> [WHAT YOU WILL DO]
Print the listing in its entirety and exactly, leaving out images.
------ DATASET EXTRACT ------
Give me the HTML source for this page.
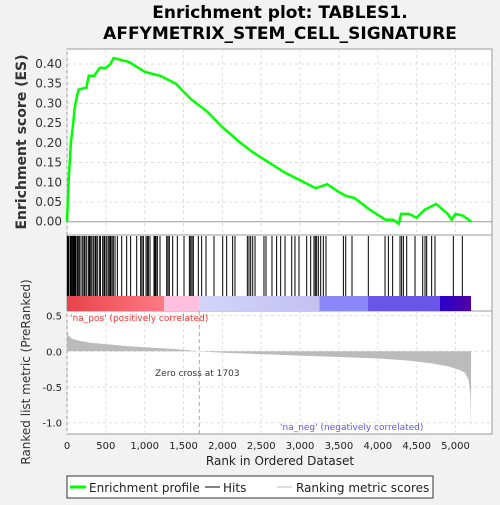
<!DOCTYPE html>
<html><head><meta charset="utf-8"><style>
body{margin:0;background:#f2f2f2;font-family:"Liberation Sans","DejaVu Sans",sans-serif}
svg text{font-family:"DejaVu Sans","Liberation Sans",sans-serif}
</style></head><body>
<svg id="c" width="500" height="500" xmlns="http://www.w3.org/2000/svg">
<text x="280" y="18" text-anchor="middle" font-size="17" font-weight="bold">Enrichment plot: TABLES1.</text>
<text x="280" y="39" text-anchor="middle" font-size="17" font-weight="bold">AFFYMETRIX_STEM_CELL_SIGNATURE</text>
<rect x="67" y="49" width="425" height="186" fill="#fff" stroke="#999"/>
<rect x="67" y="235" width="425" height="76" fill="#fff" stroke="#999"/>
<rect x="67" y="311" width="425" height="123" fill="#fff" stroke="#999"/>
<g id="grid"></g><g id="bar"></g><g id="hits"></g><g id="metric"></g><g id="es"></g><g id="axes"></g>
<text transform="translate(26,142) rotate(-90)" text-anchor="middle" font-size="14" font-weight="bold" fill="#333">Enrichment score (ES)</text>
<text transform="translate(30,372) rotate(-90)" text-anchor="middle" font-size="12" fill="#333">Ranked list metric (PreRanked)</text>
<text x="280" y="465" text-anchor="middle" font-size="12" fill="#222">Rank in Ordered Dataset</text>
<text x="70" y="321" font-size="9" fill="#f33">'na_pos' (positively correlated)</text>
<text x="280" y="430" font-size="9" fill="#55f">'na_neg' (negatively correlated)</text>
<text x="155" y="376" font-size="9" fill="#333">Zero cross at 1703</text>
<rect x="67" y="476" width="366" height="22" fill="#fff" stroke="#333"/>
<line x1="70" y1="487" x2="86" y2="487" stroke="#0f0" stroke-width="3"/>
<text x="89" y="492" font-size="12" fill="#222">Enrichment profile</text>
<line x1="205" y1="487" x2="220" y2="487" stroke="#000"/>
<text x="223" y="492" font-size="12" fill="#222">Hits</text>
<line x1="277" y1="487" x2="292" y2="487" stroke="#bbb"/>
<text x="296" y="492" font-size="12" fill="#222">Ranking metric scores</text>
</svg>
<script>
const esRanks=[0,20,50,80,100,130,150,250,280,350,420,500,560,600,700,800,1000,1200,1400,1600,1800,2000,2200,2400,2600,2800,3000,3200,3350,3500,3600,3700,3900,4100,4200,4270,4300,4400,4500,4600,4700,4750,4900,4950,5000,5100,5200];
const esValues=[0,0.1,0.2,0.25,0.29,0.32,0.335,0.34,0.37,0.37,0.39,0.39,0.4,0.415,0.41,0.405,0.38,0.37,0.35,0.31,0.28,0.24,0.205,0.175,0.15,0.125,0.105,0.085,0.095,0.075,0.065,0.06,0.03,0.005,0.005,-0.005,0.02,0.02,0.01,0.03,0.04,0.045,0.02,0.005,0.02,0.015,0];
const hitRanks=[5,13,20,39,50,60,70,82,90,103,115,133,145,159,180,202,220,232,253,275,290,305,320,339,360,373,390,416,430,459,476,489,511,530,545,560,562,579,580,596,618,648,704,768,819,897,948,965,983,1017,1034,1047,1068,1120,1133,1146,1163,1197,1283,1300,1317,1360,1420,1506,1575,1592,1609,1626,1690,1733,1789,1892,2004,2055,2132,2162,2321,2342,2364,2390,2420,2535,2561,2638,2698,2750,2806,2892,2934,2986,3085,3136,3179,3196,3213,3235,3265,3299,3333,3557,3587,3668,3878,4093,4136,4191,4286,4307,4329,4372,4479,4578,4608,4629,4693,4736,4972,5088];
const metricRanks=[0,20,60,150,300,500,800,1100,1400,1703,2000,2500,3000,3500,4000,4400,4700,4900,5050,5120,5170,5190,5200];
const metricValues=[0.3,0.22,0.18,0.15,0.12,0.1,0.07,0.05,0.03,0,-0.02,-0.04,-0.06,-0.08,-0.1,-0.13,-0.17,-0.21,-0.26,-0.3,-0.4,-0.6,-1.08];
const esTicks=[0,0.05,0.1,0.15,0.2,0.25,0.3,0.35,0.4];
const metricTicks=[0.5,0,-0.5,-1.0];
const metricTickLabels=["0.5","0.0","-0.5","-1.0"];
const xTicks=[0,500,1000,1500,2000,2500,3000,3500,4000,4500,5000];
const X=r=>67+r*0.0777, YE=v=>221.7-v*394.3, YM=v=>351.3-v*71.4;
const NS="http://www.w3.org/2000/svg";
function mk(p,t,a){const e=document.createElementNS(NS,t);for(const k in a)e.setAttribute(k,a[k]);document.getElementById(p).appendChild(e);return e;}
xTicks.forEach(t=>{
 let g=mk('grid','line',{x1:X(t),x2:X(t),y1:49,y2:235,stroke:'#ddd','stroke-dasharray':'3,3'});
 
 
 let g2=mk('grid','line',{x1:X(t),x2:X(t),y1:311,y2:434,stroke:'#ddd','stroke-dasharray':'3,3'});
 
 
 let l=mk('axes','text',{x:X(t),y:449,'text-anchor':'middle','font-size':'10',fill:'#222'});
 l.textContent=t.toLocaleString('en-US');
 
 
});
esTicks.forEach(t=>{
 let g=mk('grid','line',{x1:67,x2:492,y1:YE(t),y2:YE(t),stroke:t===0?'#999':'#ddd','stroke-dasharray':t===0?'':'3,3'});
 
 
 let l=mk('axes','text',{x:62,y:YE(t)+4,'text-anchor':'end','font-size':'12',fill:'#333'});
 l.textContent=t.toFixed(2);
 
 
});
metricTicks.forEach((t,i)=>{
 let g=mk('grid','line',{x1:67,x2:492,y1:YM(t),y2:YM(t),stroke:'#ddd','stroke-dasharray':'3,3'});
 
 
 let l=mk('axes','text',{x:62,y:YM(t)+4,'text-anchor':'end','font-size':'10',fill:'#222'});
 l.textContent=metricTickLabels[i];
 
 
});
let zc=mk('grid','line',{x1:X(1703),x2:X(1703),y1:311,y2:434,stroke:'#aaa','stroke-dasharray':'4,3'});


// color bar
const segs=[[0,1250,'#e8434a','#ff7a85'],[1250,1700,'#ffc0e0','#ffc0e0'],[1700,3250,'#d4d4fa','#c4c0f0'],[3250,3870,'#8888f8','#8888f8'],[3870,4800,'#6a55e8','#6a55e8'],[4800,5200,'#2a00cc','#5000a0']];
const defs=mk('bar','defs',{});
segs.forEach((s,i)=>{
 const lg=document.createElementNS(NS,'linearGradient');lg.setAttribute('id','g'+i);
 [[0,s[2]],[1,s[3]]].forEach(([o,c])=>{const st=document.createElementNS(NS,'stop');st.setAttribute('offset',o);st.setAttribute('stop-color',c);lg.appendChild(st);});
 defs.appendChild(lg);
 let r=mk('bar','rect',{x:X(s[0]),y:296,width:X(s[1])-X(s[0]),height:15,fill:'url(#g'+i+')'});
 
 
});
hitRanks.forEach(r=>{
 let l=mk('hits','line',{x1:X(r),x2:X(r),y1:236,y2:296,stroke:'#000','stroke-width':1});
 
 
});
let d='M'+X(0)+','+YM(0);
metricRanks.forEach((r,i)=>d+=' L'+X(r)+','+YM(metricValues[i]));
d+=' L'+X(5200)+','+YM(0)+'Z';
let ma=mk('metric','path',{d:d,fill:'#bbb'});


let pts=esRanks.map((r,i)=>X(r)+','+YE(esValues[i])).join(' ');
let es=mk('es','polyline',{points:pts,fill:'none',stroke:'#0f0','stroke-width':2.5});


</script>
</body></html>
------
> [ANSWER TO THE TASK]
Give me the HTML source for this page.
<!DOCTYPE html>
<html><head><meta charset="utf-8"><style>
body{margin:0;background:#f2f2f2;font-family:"Liberation Sans","DejaVu Sans",sans-serif}
svg text{font-family:"DejaVu Sans","Liberation Sans",sans-serif}
</style></head><body>
<svg id="c" width="500" height="500" xmlns="http://www.w3.org/2000/svg">
<text x="280" y="18" text-anchor="middle" font-size="17" font-weight="bold">Enrichment plot: TABLES1.</text>
<text x="280" y="39" text-anchor="middle" font-size="17" font-weight="bold">AFFYMETRIX_STEM_CELL_SIGNATURE</text>
<rect x="67" y="49" width="425" height="186" fill="#fff" stroke="#999"/>
<rect x="67" y="235" width="425" height="76" fill="#fff" stroke="#999"/>
<rect x="67" y="311" width="425" height="123" fill="#fff" stroke="#999"/>
<g id="grid"></g><g id="bar"></g><g id="hits"></g><g id="metric"></g><g id="es"></g><g id="axes"></g>
<text transform="translate(26,142) rotate(-90)" text-anchor="middle" font-size="14" font-weight="bold" fill="#333">Enrichment score (ES)</text>
<text transform="translate(30,372) rotate(-90)" text-anchor="middle" font-size="12" fill="#333">Ranked list metric (PreRanked)</text>
<text x="280" y="465" text-anchor="middle" font-size="12" fill="#222">Rank in Ordered Dataset</text>
<text x="70" y="321" font-size="9" fill="#f33">'na_pos' (positively correlated)</text>
<text x="280" y="430" font-size="9" fill="#55f">'na_neg' (negatively correlated)</text>
<text x="155" y="376" font-size="9" fill="#333">Zero cross at 1703</text>
<rect x="67" y="476" width="366" height="22" fill="#fff" stroke="#333"/>
<line x1="70" y1="487" x2="86" y2="487" stroke="#0f0" stroke-width="3"/>
<text x="89" y="492" font-size="12" fill="#222">Enrichment profile</text>
<line x1="205" y1="487" x2="220" y2="487" stroke="#000"/>
<text x="223" y="492" font-size="12" fill="#222">Hits</text>
<line x1="277" y1="487" x2="292" y2="487" stroke="#bbb"/>
<text x="296" y="492" font-size="12" fill="#222">Ranking metric scores</text>
</svg>
<script>
const esRanks=[0,20,50,80,100,130,150,250,280,350,420,500,560,600,700,800,1000,1200,1400,1600,1800,2000,2200,2400,2600,2800,3000,3200,3350,3500,3600,3700,3900,4100,4200,4270,4300,4400,4500,4600,4700,4750,4900,4950,5000,5100,5200];
const esValues=[0,0.1,0.2,0.25,0.29,0.32,0.335,0.34,0.37,0.37,0.39,0.39,0.4,0.415,0.41,0.405,0.38,0.37,0.35,0.31,0.28,0.24,0.205,0.175,0.15,0.125,0.105,0.085,0.095,0.075,0.065,0.06,0.03,0.005,0.005,-0.005,0.02,0.02,0.01,0.03,0.04,0.045,0.02,0.005,0.02,0.015,0];
const hitRanks=[5,13,20,39,50,60,70,82,90,103,115,133,145,159,180,202,220,232,253,275,290,305,320,339,360,373,390,416,430,459,476,489,511,530,545,560,562,579,580,596,618,648,704,768,819,897,948,965,983,1017,1034,1047,1068,1120,1133,1146,1163,1197,1283,1300,1317,1360,1420,1506,1575,1592,1609,1626,1690,1733,1789,1892,2004,2055,2132,2162,2321,2342,2364,2390,2420,2535,2561,2638,2698,2750,2806,2892,2934,2986,3085,3136,3179,3196,3213,3235,3265,3299,3333,3557,3587,3668,3878,4093,4136,4191,4286,4307,4329,4372,4479,4578,4608,4629,4693,4736,4972,5088];
const metricRanks=[0,20,60,150,300,500,800,1100,1400,1703,2000,2500,3000,3500,4000,4400,4700,4900,5050,5120,5170,5190,5200];
const metricValues=[0.3,0.22,0.18,0.15,0.12,0.1,0.07,0.05,0.03,0,-0.02,-0.04,-0.06,-0.08,-0.1,-0.13,-0.17,-0.21,-0.26,-0.3,-0.4,-0.6,-1.08];
const esTicks=[0,0.05,0.1,0.15,0.2,0.25,0.3,0.35,0.4];
const metricTicks=[0.5,0,-0.5,-1.0];
const metricTickLabels=["0.5","0.0","-0.5","-1.0"];
const xTicks=[0,500,1000,1500,2000,2500,3000,3500,4000,4500,5000];
const X=r=>67+r*0.0777, YE=v=>221.7-v*394.3, YM=v=>351.3-v*71.4;
const NS="http://www.w3.org/2000/svg";
function mk(p,t,a){const e=document.createElementNS(NS,t);for(const k in a)e.setAttribute(k,a[k]);document.getElementById(p).appendChild(e);return e;}
xTicks.forEach(t=>{
 let g=mk('grid','line',{x1:X(t),x2:X(t),y1:49,y2:235,stroke:'#ddd','stroke-dasharray':'3,3'});
 
 
 let g2=mk('grid','line',{x1:X(t),x2:X(t),y1:311,y2:434,stroke:'#ddd','stroke-dasharray':'3,3'});
 
 
 let l=mk('axes','text',{x:X(t),y:449,'text-anchor':'middle','font-size':'10',fill:'#222'});
 l.textContent=t.toLocaleString('en-US');
 
 
});
esTicks.forEach(t=>{
 let g=mk('grid','line',{x1:67,x2:492,y1:YE(t),y2:YE(t),stroke:t===0?'#999':'#ddd','stroke-dasharray':t===0?'':'3,3'});
 
 
 let l=mk('axes','text',{x:62,y:YE(t)+4,'text-anchor':'end','font-size':'12',fill:'#333'});
 l.textContent=t.toFixed(2);
 
 
});
metricTicks.forEach((t,i)=>{
 let g=mk('grid','line',{x1:67,x2:492,y1:YM(t),y2:YM(t),stroke:'#ddd','stroke-dasharray':'3,3'});
 
 
 let l=mk('axes','text',{x:62,y:YM(t)+4,'text-anchor':'end','font-size':'10',fill:'#222'});
 l.textContent=metricTickLabels[i];
 
 
});
let zc=mk('grid','line',{x1:X(1703),x2:X(1703),y1:311,y2:434,stroke:'#aaa','stroke-dasharray':'4,3'});


// color bar
const segs=[[0,1250,'#e8434a','#ff7a85'],[1250,1700,'#ffc0e0','#ffc0e0'],[1700,3250,'#d4d4fa','#c4c0f0'],[3250,3870,'#8888f8','#8888f8'],[3870,4800,'#6a55e8','#6a55e8'],[4800,5200,'#2a00cc','#5000a0']];
const defs=mk('bar','defs',{});
segs.forEach((s,i)=>{
 const lg=document.createElementNS(NS,'linearGradient');lg.setAttribute('id','g'+i);
 [[0,s[2]],[1,s[3]]].forEach(([o,c])=>{const st=document.createElementNS(NS,'stop');st.setAttribute('offset',o);st.setAttribute('stop-color',c);lg.appendChild(st);});
 defs.appendChild(lg);
 let r=mk('bar','rect',{x:X(s[0]),y:296,width:X(s[1])-X(s[0]),height:15,fill:'url(#g'+i+')'});
 
 
});
hitRanks.forEach(r=>{
 let l=mk('hits','line',{x1:X(r),x2:X(r),y1:236,y2:296,stroke:'#000','stroke-width':1});
 
 
});
let d='M'+X(0)+','+YM(0);
metricRanks.forEach((r,i)=>d+=' L'+X(r)+','+YM(metricValues[i]));
d+=' L'+X(5200)+','+YM(0)+'Z';
let ma=mk('metric','path',{d:d,fill:'#bbb'});


let pts=esRanks.map((r,i)=>X(r)+','+YE(esValues[i])).join(' ');
let es=mk('es','polyline',{points:pts,fill:'none',stroke:'#0f0','stroke-width':2.5});


</script>
</body></html>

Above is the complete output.